- **Goal of the exercise**: Pictures within the data are to be left out; everything else must be reproduced exactly.

───

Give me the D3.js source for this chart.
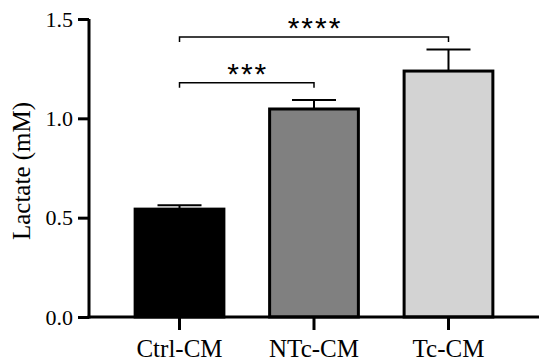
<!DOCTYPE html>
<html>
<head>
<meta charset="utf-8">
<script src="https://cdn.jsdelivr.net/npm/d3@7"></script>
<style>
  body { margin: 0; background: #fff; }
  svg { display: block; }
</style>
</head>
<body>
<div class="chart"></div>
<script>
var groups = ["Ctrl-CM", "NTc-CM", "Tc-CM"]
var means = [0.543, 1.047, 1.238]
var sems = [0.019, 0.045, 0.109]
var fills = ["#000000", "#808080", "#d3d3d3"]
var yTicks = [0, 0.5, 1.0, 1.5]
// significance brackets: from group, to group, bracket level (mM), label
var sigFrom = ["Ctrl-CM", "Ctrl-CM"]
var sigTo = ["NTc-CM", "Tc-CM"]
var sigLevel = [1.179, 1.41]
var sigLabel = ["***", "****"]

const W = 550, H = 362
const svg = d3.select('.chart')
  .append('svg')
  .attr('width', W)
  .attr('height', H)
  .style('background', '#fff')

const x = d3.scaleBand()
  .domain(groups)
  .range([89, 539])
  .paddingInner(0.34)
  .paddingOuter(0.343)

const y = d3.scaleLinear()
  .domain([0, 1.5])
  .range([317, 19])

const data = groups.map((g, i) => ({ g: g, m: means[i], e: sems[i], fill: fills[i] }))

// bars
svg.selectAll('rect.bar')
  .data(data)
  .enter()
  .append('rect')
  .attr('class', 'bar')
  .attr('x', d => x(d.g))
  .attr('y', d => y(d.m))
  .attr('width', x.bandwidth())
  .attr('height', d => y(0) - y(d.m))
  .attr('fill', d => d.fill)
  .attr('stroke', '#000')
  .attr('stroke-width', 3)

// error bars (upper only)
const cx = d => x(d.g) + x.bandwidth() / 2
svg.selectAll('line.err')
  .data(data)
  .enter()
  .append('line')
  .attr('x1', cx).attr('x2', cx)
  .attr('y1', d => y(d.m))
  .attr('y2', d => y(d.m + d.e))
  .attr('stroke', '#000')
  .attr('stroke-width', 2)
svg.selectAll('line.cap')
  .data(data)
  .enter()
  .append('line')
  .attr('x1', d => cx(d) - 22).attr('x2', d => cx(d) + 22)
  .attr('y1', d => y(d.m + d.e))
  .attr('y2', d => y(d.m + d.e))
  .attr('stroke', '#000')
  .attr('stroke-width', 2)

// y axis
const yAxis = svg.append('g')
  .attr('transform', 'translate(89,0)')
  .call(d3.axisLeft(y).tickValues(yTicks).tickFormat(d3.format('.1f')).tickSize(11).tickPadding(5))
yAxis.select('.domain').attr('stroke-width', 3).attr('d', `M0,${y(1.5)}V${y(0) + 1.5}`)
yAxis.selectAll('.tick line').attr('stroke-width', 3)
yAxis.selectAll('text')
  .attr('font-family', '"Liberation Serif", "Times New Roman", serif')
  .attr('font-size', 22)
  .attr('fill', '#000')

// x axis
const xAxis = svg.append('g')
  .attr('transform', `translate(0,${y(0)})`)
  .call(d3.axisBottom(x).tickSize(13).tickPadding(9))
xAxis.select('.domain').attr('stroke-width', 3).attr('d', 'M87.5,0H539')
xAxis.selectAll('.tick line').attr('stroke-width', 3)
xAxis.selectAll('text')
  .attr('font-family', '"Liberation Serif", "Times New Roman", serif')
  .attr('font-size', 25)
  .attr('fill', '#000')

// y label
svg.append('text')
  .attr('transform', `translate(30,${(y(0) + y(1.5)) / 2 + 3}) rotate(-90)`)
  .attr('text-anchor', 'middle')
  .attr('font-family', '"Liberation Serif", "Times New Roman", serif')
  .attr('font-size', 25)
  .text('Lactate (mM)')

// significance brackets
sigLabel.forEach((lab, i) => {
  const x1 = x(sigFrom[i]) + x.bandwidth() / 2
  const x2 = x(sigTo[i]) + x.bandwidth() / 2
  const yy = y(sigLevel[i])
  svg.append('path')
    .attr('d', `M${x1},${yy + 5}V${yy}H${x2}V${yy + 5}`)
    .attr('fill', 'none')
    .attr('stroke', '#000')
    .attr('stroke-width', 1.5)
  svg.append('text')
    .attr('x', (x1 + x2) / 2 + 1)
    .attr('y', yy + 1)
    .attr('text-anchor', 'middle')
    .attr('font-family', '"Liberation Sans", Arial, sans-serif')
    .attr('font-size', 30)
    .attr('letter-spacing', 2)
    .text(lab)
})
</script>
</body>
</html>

───

- **Written response**:
Give me the D3.js source for this chart.
<!DOCTYPE html>
<html>
<head>
<meta charset="utf-8">
<script src="https://cdn.jsdelivr.net/npm/d3@7"></script>
<style>
  body { margin: 0; background: #fff; }
  svg { display: block; }
</style>
</head>
<body>
<div class="chart"></div>
<script>
var groups = ["Ctrl-CM", "NTc-CM", "Tc-CM"]
var means = [0.543, 1.047, 1.238]
var sems = [0.019, 0.045, 0.109]
var fills = ["#000000", "#808080", "#d3d3d3"]
var yTicks = [0, 0.5, 1.0, 1.5]
// significance brackets: from group, to group, bracket level (mM), label
var sigFrom = ["Ctrl-CM", "Ctrl-CM"]
var sigTo = ["NTc-CM", "Tc-CM"]
var sigLevel = [1.179, 1.41]
var sigLabel = ["***", "****"]

const W = 550, H = 362
const svg = d3.select('.chart')
  .append('svg')
  .attr('width', W)
  .attr('height', H)
  .style('background', '#fff')

const x = d3.scaleBand()
  .domain(groups)
  .range([89, 539])
  .paddingInner(0.34)
  .paddingOuter(0.343)

const y = d3.scaleLinear()
  .domain([0, 1.5])
  .range([317, 19])

const data = groups.map((g, i) => ({ g: g, m: means[i], e: sems[i], fill: fills[i] }))

// bars
svg.selectAll('rect.bar')
  .data(data)
  .enter()
  .append('rect')
  .attr('class', 'bar')
  .attr('x', d => x(d.g))
  .attr('y', d => y(d.m))
  .attr('width', x.bandwidth())
  .attr('height', d => y(0) - y(d.m))
  .attr('fill', d => d.fill)
  .attr('stroke', '#000')
  .attr('stroke-width', 3)

// error bars (upper only)
const cx = d => x(d.g) + x.bandwidth() / 2
svg.selectAll('line.err')
  .data(data)
  .enter()
  .append('line')
  .attr('x1', cx).attr('x2', cx)
  .attr('y1', d => y(d.m))
  .attr('y2', d => y(d.m + d.e))
  .attr('stroke', '#000')
  .attr('stroke-width', 2)
svg.selectAll('line.cap')
  .data(data)
  .enter()
  .append('line')
  .attr('x1', d => cx(d) - 22).attr('x2', d => cx(d) + 22)
  .attr('y1', d => y(d.m + d.e))
  .attr('y2', d => y(d.m + d.e))
  .attr('stroke', '#000')
  .attr('stroke-width', 2)

// y axis
const yAxis = svg.append('g')
  .attr('transform', 'translate(89,0)')
  .call(d3.axisLeft(y).tickValues(yTicks).tickFormat(d3.format('.1f')).tickSize(11).tickPadding(5))
yAxis.select('.domain').attr('stroke-width', 3).attr('d', `M0,${y(1.5)}V${y(0) + 1.5}`)
yAxis.selectAll('.tick line').attr('stroke-width', 3)
yAxis.selectAll('text')
  .attr('font-family', '"Liberation Serif", "Times New Roman", serif')
  .attr('font-size', 22)
  .attr('fill', '#000')

// x axis
const xAxis = svg.append('g')
  .attr('transform', `translate(0,${y(0)})`)
  .call(d3.axisBottom(x).tickSize(13).tickPadding(9))
xAxis.select('.domain').attr('stroke-width', 3).attr('d', 'M87.5,0H539')
xAxis.selectAll('.tick line').attr('stroke-width', 3)
xAxis.selectAll('text')
  .attr('font-family', '"Liberation Serif", "Times New Roman", serif')
  .attr('font-size', 25)
  .attr('fill', '#000')

// y label
svg.append('text')
  .attr('transform', `translate(30,${(y(0) + y(1.5)) / 2 + 3}) rotate(-90)`)
  .attr('text-anchor', 'middle')
  .attr('font-family', '"Liberation Serif", "Times New Roman", serif')
  .attr('font-size', 25)
  .text('Lactate (mM)')

// significance brackets
sigLabel.forEach((lab, i) => {
  const x1 = x(sigFrom[i]) + x.bandwidth() / 2
  const x2 = x(sigTo[i]) + x.bandwidth() / 2
  const yy = y(sigLevel[i])
  svg.append('path')
    .attr('d', `M${x1},${yy + 5}V${yy}H${x2}V${yy + 5}`)
    .attr('fill', 'none')
    .attr('stroke', '#000')
    .attr('stroke-width', 1.5)
  svg.append('text')
    .attr('x', (x1 + x2) / 2 + 1)
    .attr('y', yy + 1)
    .attr('text-anchor', 'middle')
    .attr('font-family', '"Liberation Sans", Arial, sans-serif')
    .attr('font-size', 30)
    .attr('letter-spacing', 2)
    .text(lab)
})
</script>
</body>
</html>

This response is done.